- _WRITTEN EXERCISE_: Check every line below for the word "this" and copy the ones that have it.

>> begin MATERIAL SUPPLIED

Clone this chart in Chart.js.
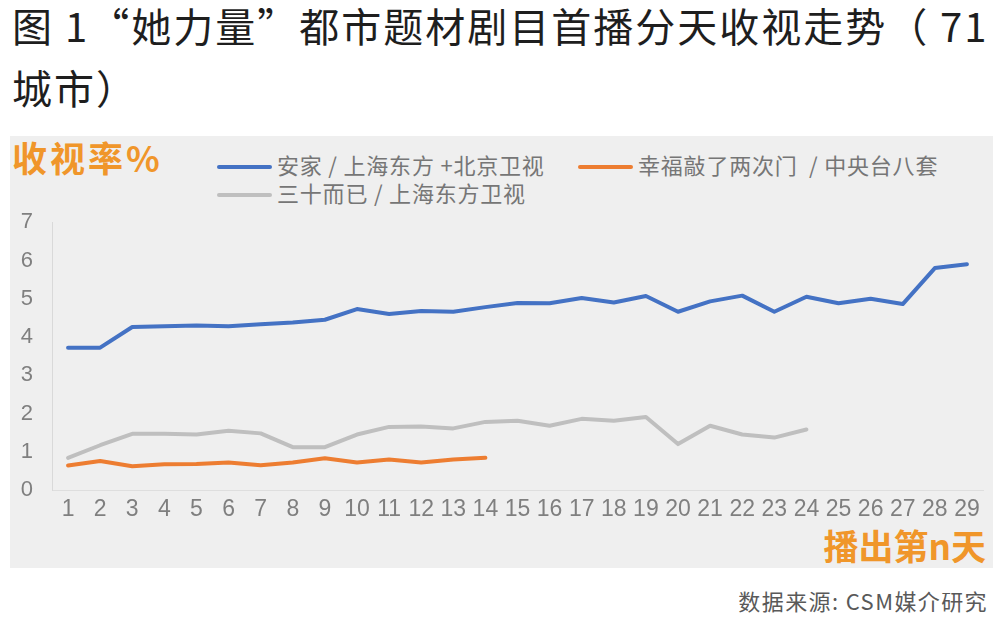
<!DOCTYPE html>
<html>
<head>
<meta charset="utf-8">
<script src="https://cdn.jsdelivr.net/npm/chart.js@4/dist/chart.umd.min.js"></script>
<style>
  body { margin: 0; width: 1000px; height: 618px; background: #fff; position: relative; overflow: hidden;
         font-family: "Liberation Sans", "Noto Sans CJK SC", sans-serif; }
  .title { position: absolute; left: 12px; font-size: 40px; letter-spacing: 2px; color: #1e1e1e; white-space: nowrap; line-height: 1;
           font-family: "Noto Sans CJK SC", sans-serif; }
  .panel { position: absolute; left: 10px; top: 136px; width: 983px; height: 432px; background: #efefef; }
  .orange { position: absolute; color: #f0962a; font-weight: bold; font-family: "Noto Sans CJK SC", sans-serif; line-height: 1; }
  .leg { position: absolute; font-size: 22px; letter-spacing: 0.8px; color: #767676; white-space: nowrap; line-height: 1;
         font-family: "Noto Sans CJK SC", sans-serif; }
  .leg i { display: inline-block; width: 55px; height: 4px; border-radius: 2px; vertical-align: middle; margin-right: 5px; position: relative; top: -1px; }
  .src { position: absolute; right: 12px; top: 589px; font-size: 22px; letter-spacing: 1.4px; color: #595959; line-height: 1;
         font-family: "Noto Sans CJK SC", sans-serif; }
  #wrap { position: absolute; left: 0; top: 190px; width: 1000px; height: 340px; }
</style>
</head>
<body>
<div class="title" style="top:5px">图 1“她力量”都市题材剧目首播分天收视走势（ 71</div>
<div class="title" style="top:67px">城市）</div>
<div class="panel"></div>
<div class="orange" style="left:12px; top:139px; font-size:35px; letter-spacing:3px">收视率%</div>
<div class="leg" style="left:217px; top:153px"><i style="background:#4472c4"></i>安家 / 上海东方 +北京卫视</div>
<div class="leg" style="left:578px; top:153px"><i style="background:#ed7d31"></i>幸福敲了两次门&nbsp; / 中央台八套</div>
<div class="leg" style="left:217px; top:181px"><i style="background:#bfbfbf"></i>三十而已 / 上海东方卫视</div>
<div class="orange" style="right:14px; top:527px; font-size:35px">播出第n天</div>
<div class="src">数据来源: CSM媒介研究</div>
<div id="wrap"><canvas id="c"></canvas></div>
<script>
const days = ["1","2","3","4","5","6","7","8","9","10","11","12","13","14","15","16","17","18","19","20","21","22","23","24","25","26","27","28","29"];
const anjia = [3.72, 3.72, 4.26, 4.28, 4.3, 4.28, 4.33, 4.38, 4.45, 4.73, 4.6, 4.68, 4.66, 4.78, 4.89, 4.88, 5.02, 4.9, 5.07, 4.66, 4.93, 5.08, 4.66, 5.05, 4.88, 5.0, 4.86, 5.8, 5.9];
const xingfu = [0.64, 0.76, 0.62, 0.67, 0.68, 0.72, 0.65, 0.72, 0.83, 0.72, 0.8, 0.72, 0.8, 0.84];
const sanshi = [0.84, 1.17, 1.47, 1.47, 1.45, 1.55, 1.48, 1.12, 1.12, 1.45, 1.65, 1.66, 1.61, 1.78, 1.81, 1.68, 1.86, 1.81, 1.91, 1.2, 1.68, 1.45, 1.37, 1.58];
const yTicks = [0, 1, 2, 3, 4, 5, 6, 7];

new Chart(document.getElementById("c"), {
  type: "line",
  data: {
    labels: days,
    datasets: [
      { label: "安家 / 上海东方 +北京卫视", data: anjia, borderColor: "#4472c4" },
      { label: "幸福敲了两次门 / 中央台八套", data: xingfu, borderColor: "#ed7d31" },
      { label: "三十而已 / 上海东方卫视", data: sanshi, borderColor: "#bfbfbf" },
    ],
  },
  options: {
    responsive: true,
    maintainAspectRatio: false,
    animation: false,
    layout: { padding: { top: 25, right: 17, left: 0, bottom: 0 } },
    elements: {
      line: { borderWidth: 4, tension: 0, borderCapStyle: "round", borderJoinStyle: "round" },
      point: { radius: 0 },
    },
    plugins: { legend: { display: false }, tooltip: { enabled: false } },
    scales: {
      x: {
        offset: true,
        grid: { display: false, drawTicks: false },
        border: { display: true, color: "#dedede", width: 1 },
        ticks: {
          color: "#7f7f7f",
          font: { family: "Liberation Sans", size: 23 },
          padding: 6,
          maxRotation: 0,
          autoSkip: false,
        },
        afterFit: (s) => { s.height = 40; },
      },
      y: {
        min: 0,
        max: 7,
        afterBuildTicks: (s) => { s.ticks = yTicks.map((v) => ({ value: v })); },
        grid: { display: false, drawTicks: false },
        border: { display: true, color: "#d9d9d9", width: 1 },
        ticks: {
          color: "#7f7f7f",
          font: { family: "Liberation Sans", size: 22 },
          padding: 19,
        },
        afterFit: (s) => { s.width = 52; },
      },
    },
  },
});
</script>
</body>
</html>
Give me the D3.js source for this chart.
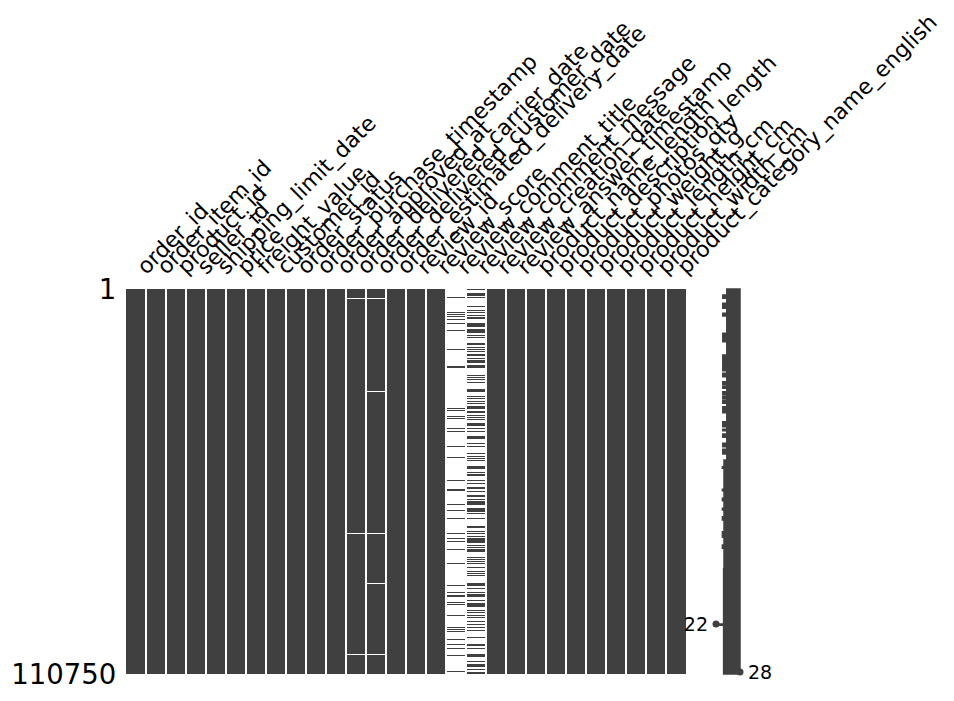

>> end MATERIAL SUPPLIED

- _THE RESULT_:
Clone this chart in Chart.js.
Give me the D3.js source for this chart.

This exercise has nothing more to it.